Thursday, August 26, 2004

Loneliness

Each time I've come to Jerusalem (this is the third), I've made a special point of going to pray at the Western Wall. No matter how bad, or how crazy, things are here, the wall has always felt holy to me, and I'm always moved when I see it after an absence.

A few days ago, I found out that the big plaza in front of the wall is not so old as the wall, itself. In 1967, almost immediately after Israel captured the Old City, the government razed the entire Mughrabi Quarter of the Old City to create a giant plaza so Jews could flock freely to their holy site. The roughly 130 pious, Muslim families living in the destroyed houses were given between two and three hours notice. They were provided with alternative housing, at a more suitable (to the Jewish Israelis) distance from the Temple Mount, which was doubtless a great comfort.

I've been back to the wall twice since learning this, but I just can't pray there anymore. I've seen a picture of the old space for prayer; it was cramped, but it was undefiled. I would a thousand times rather stand squished in with the observant Jews at prayer than spread my legs comfortably on the rubble of other people's homes and dreams.
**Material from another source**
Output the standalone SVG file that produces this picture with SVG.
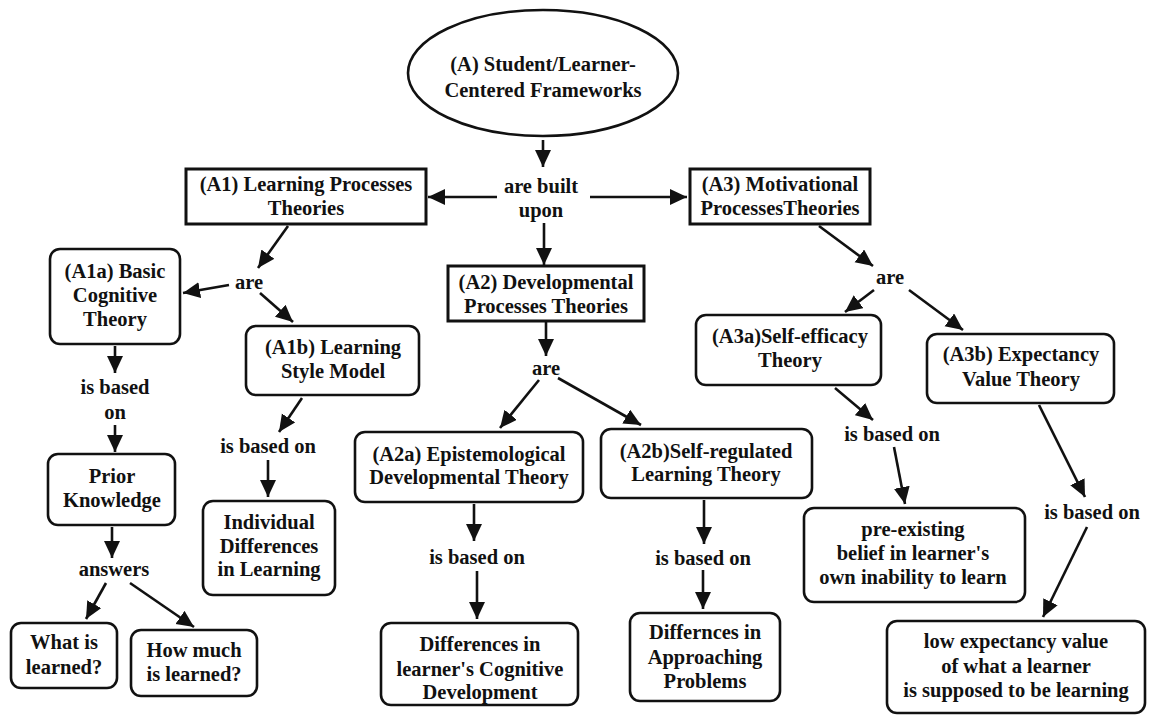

Unfortunately, I was never given that choice.

There is a story about the people of Chelm, who try to capture sunlight in chests to light their homes. They take the chests outside, open them up, then close them ever so quickly, never understanding where the light went when they open them inside their homes. We laugh at the story, and at the foolishness of the Chelmnicks, yet in Israel we have tried to capture holiness at the end of a gun. How could we laugh so freely at the the first foolishness, yet fall so easily into the second?
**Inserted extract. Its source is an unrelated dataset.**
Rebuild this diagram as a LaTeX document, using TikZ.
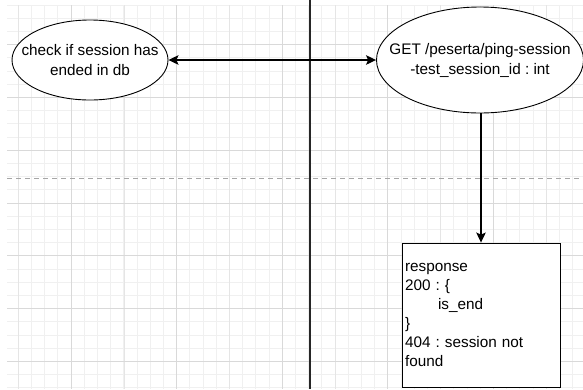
\documentclass[tikz,border=0pt]{standalone}
\usepackage{fontspec}
\setmainfont{Liberation Sans}
\usetikzlibrary{arrows.meta,shapes.geometric}
\frenchspacing
\begin{document}
\begin{tikzpicture}[x=1pt,y=-1pt,
  minorline/.style={draw=black!6,line width=0.8pt},
  midline/.style={draw=black!10,line width=0.8pt},
  majorline/.style={draw=black!15,line width=0.9pt},
  usecase/.style={ellipse,draw=black,line width=0.9pt,fill=white,inner xsep=-20pt,inner ysep=0pt,
    align=center,font=\fontsize{15.3}{20}\selectfont},
  respbox/.style={rectangle,draw=black,line width=0.9pt,fill=white,inner sep=3pt,align=left,
    text width=152pt,minimum width=158pt,minimum height=144pt,
    font=\fontsize{15.3}{19}\selectfont},
  tip/.style={Stealth[length=10pt,width=9.5pt,inset=2pt]},
  link/.style={draw=black,line width=1.2pt,{Stealth[length=10pt,width=9.5pt,inset=2pt]}-{Stealth[length=10pt,width=9.5pt,inset=2pt]}},
  flow/.style={draw=black,line width=1.2pt,-{Stealth[length=10pt,width=9.5pt,inset=2pt]}}]
\useasboundingbox (0,0) rectangle (583,389);
\fill[white] (0,0) rectangle (583,389);

% background grid
\begin{scope}
  \clip (7,5) rectangle (583,389);
  \foreach \i in {-5,...,40} \draw[minorline] ({71+13.2*\i},0) -- ++(0,389);
  \foreach \j in {-15,...,15} \draw[minorline] (0,{203+13.2*\j}) -- ++(583,0);
  \foreach \i in {-1,...,5} \draw[midline] ({124+105.6*\i},0) -- ++(0,389);
  \foreach \i in {-1,...,5} \draw[majorline] ({71+105.6*\i},0) -- ++(0,389);
  \foreach \j in {-4,...,4} \draw[majorline] (0,{203+52.8*\j}) -- ++(583,0);
\end{scope}

% separators
\draw[black!35,line width=0.9pt,dash pattern=on 5pt off 4pt] (7,178) -- (583,178);
\draw[black!85,line width=1.3pt] (310,0) -- (310,389);

% nodes
\node[usecase,minimum width=156pt,minimum height=80pt] (check) at (90,60)
  {check if session has\\ended in db};
\node[usecase,minimum width=207pt,minimum height=106pt] (ping) at (480,60)
  {GET /peserta/ping-session\\-test\_session\_id : int};
\node[respbox] (resp) at (481,315)
  {response\\200 : \{\\\hspace*{33pt}is\_end\\\}\\404 : session not\\found};

% connectors
\draw[link] (check.east) -- (ping.west);
\draw[flow] (ping.south -| resp.north) -- (resp.north);
\end{tikzpicture}
\end{document}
When the Hebrew University was newly opened, there was a greatly respected head of philosophy, formerly of Britain, whose name I have (as usual) forgotten. After a number of years in Israel, arguing in vain for just treatment of Palestinian-Israelis, he decided to return to England. Before he left, a man (the gentleman in whose book I read this, I believe) met him briefly and said, "Professor, I understand why you are leaving." The scholar said, curtly, that he doubted it, and the man replied, "If you have to be alone, you would rather be alone among strangers than among your own people." The scholar paused for a moment, and then he said, "I was wrong; you do understand."

Many years ago, when I was only 17 years old, I was still in the Navy, wondering how the hell I got there, and my then-girlfriend was many miles away and well out of reach. I used to wander around the enlisted men's center, sometimes, wishing I were anywhere else. I still remember the exact rock songs playing on the jukebox, as I played them over and over, and the keening loneliness of being so far from the world I knew and thought I understood. That's the feeling I have tonight, and the same songs are coming into my head again after all this time.
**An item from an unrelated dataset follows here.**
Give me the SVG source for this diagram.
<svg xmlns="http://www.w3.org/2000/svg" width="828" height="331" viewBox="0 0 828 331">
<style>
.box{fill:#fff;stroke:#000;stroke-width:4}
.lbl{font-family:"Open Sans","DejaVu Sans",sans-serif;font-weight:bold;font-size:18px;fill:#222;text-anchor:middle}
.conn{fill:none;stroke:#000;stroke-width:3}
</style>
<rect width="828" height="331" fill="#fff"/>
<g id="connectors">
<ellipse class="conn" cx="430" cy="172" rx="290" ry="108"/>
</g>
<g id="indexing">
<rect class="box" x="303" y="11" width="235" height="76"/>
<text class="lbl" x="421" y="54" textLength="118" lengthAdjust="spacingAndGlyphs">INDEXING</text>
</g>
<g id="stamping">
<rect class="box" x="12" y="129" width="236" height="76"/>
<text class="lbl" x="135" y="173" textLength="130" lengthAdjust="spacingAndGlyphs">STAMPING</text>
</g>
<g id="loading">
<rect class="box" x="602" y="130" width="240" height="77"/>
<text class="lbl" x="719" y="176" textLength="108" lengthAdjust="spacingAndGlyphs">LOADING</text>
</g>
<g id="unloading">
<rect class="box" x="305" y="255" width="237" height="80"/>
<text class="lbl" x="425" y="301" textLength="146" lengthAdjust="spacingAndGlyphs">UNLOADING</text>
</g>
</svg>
I've come home, or to the place where my home should be, but I find that I am alone among my own people. I won't stop coming back, or keeping my little journals and sending my emails, but my efforts, and those of my colleagues in this struggle, are far too little, and too late. Armistice we will eventually achieve, but peace is a distant hope, and justice even less than that. And, though I hope with all my heart that I am wrong, it seems unlikely that this blot on our people's good name will ever be removed.